The Blog

January 23, 2018

Preparing for the Unexpected with Emergency Funds

by Tara Weisinger

No one ever expects to lose their job, have an accident or have their primary source of income suddenly disappear. Unfortunately, without proper planning a small speed bump could turn into a major road block. Setting up an emergency fund can ensure that you cruise over the speed bump as smoothly as possible.

What is an emergency fund?

An emergency fund is an amount of money that is set aside in cash to fund your living expenses in case you are unable to meet them. It is not money that is to be used to purchase that brand new TV. It is meant to pay for non-discretionary expenses when you are not able to do so with your wages. When will you need to use funds from the emergency fund? It can happen at any time.

Why do I need an emergency fund?

You may lose your job and suddenly, your source of income dries up. Or maybe you get hurt and can’t go to work for 3 to 6 months and you don’t have a short-term disability policy to supplement that income. In the absence of an earning spouse or other alternative sources of income, you could find yourself in a dilemma. Without sufficient funds in cash, you might need to liquidate your investment assets or sell some of your personal assets. In short, lack of sufficient emergency funds could mean huge losses, tax bills, or other unintended financial setbacks.

How much cash is adequate in an emergency fund?

This common question doesn’t have a definite answer. The “industry standard” advice is to keep three to six months of your living expenses in an emergency fund (savings account). The amount you need to save in your emergency fund depends upon several factors. How many sources of income are available to you? If you are single and your earnings are your only source of income, you may want to consider having at least 6 months of expenses in an emergency fund. If you are married with a working spouse, you can consider reducing your fund to 3 months of expenses in cash. There are also other factors that could warrant a higher emergency fund such as:

  • No short-term disability coverage
  • Inadequate health insurance coverage
  • Seasonal or uncertain employment

Everyone’s needs are different when it comes to their personal emergency fund, but working with your financial advisor can determine what would be best for you.

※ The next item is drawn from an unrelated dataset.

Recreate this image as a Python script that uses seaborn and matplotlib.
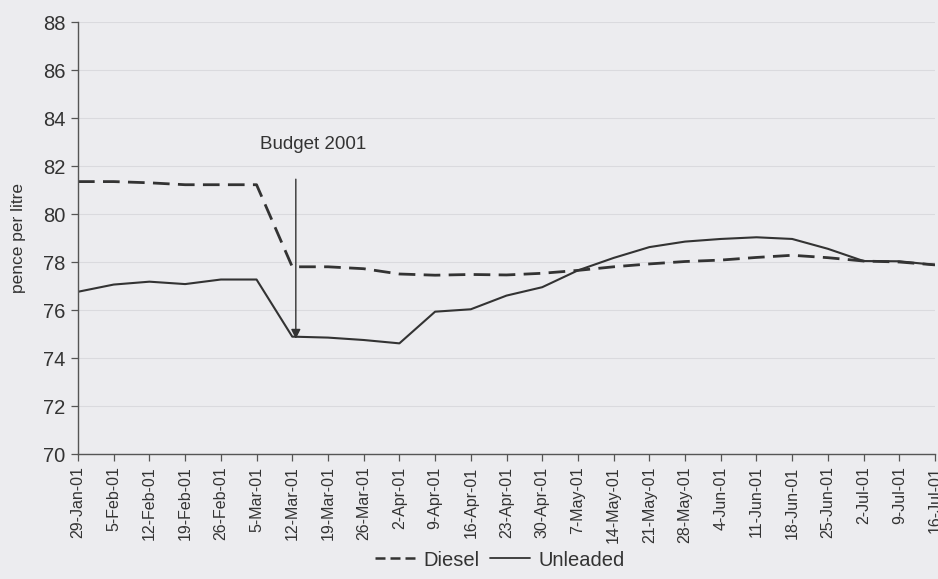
import matplotlib
matplotlib.use("Agg")
import matplotlib.pyplot as plt
import seaborn as sns
import pandas as pd
from matplotlib.lines import Line2D

weeks = ["29-Jan-01", "5-Feb-01", "12-Feb-01", "19-Feb-01", "26-Feb-01", "5-Mar-01",
         "12-Mar-01", "19-Mar-01", "26-Mar-01", "2-Apr-01", "9-Apr-01", "16-Apr-01",
         "23-Apr-01", "30-Apr-01", "7-May-01", "14-May-01", "21-May-01", "28-May-01",
         "4-Jun-01", "11-Jun-01", "18-Jun-01", "25-Jun-01", "2-Jul-01", "9-Jul-01",
         "16-Jul-01"]
diesel = [81.35, 81.35, 81.3, 81.22, 81.22, 81.22, 77.8, 77.8, 77.72, 77.5, 77.45,
          77.48, 77.46, 77.53, 77.65, 77.8, 77.92, 78.02, 78.08, 78.19, 78.28, 78.18,
          78.04, 78.0, 77.88]
unleaded = [76.76, 77.06, 77.18, 77.08, 77.27, 77.27, 74.89, 74.85, 74.75, 74.61,
            75.93, 76.03, 76.6, 76.95, 77.65, 78.17, 78.62, 78.85, 78.96, 79.03,
            78.96, 78.55, 78.04, 78.03, 77.88]
series_names = ["Diesel", "Unleaded"]
y_ticks = [70, 72, 74, 76, 78, 80, 82, 84, 86, 88]
budget_label = "Budget 2001"

bg = "#ececef"
ink = "#333333"

sns.set_theme(style="white")
plt.rcParams["font.family"] = ["Liberation Sans", "DejaVu Sans"]

df = pd.DataFrame({
    "week": list(range(len(weeks))) * 2,
    "price": diesel + unleaded,
    "fuel": [series_names[0]] * len(weeks) + [series_names[1]] * len(weeks),
})

fig = plt.figure(figsize=(9.38, 5.79), dpi=100, facecolor=bg)
ax = fig.add_axes([78 / 938, 1 - 454 / 579, (935 - 78) / 938, (454 - 22) / 579])
ax.set_facecolor(bg)

sns.lineplot(data=df, x="week", y="price", hue="fuel", style="fuel",
             palette={series_names[0]: ink, series_names[1]: ink},
             dashes={series_names[0]: (6, 3), series_names[1]: ""},
             linewidth=1.8, legend=False, ax=ax)
for ln, lw in zip(ax.lines, [2.0, 1.5]):
    ln.set_linewidth(lw)

ax.set_xlim(0, len(weeks) - 1)
ax.set_ylim(70, 88)
ax.set_xticks(range(len(weeks)))
ax.set_xticklabels(weeks, rotation=90, fontsize=11.5, color=ink)
ax.set_yticks(y_ticks)
ax.set_yticklabels([str(v) for v in y_ticks], fontsize=14.5, color=ink)
ax.set_xlabel("")
ax.set_ylabel("pence per litre", fontsize=12.5, color=ink, labelpad=12)

ax.grid(axis="y", color="#dadade", linewidth=0.8)
ax.grid(axis="x", visible=False)
for side in ["top", "right"]:
    ax.spines[side].set_visible(False)
for side in ["left", "bottom"]:
    ax.spines[side].set_color("#555555")
    ax.spines[side].set_linewidth(1.0)
ax.tick_params(axis="both", which="major", direction="out", length=5, width=0.9,
               color="#555555", bottom=True, left=True, pad=4)

ax.annotate("", xy=(6.1, 74.8), xytext=(6.1, 81.45),
            arrowprops=dict(arrowstyle="-|>", color=ink, lw=1.0,
                            mutation_scale=14, shrinkA=0, shrinkB=0))
ax.text(6.58, 82.9, budget_label, ha="center", va="center", fontsize=13.5, color=ink)

handles = [Line2D([], [], color=ink, lw=1.8, dashes=(4, 2)),
           Line2D([], [], color=ink, lw=1.3)]
fig.legend(handles, series_names, loc="center", bbox_to_anchor=(500 / 938, 1 - 560 / 579),
           ncol=2, frameon=False, fontsize=14.5, handlelength=2.0, handletextpad=0.4,
           columnspacing=0.5, labelcolor=ink)

fig.savefig("out.png", dpi=100, facecolor=bg)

I have my money invested, does this count?

An emergency fund is different from investing. Emergency fund saving means keeping money aside in your bank accounts. This is usually kept in cash and is readily available. This money can also be kept in highly liquid and marketable securities such as certificates of deposit (CDs), money market accounts, or savings accounts. These accounts earn negligible rates of interest and are easily converted to cash without a loss in value should a need arise. Investing, on the other hand, means, using your saved money to buy securities or other assets (such as stocks, bonds, or rental properties) with the intention of making a profit in the future. In case of an emergency, you may be unable to convert them to cash quickly enough or may face a loss in value. Thus, emergency fund savings must be different from long-term investing.